=== Prompt ===
Print exactly the lines from the first one down to the line containing "width=0.576, color='#4f81bd', zorder=3)", both ends included, with no pictures and nothing else.

=== Material provided ===
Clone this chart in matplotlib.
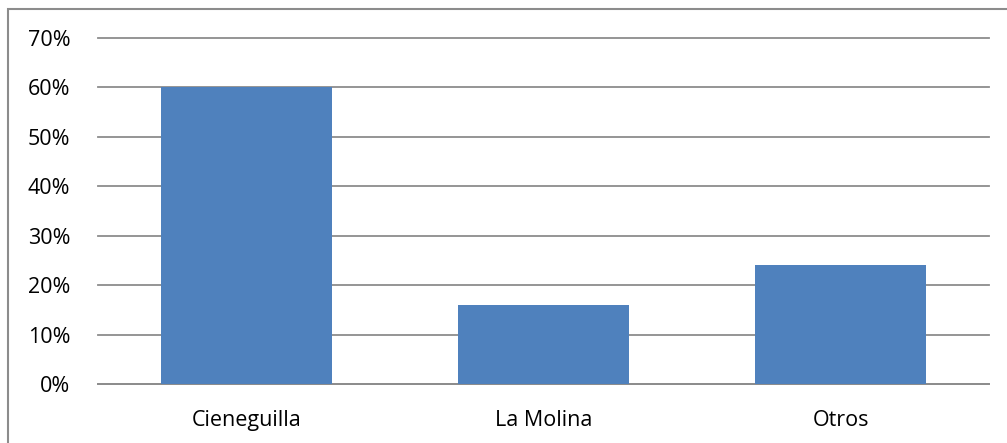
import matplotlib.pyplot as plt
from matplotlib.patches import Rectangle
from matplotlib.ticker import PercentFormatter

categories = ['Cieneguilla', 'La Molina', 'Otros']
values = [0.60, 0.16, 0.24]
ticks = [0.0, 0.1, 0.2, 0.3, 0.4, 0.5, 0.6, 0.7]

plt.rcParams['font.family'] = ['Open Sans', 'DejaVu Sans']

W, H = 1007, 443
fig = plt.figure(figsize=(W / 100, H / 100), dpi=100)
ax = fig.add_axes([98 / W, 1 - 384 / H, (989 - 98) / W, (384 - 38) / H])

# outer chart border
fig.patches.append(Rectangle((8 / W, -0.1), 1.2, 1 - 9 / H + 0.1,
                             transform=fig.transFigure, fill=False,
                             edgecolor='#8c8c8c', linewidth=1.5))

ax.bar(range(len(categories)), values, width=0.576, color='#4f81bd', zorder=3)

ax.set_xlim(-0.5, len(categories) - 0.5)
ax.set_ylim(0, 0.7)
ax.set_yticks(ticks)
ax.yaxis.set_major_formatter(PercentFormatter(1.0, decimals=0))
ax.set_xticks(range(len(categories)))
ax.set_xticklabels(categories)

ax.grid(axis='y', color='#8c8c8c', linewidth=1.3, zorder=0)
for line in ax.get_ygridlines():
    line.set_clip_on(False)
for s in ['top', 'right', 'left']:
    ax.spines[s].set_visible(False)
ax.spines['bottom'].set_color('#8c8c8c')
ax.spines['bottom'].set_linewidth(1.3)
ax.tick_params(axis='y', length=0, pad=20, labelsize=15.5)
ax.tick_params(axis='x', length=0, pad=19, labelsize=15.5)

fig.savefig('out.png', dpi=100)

=== Answer to this exercise ===
Clone this chart in matplotlib.
import matplotlib.pyplot as plt
from matplotlib.patches import Rectangle
from matplotlib.ticker import PercentFormatter

categories = ['Cieneguilla', 'La Molina', 'Otros']
values = [0.60, 0.16, 0.24]
ticks = [0.0, 0.1, 0.2, 0.3, 0.4, 0.5, 0.6, 0.7]

plt.rcParams['font.family'] = ['Open Sans', 'DejaVu Sans']

W, H = 1007, 443
fig = plt.figure(figsize=(W / 100, H / 100), dpi=100)
ax = fig.add_axes([98 / W, 1 - 384 / H, (989 - 98) / W, (384 - 38) / H])

# outer chart border
fig.patches.append(Rectangle((8 / W, -0.1), 1.2, 1 - 9 / H + 0.1,
                             transform=fig.transFigure, fill=False,
                             edgecolor='#8c8c8c', linewidth=1.5))

ax.bar(range(len(categories)), values, width=0.576, color='#4f81bd', zorder=3)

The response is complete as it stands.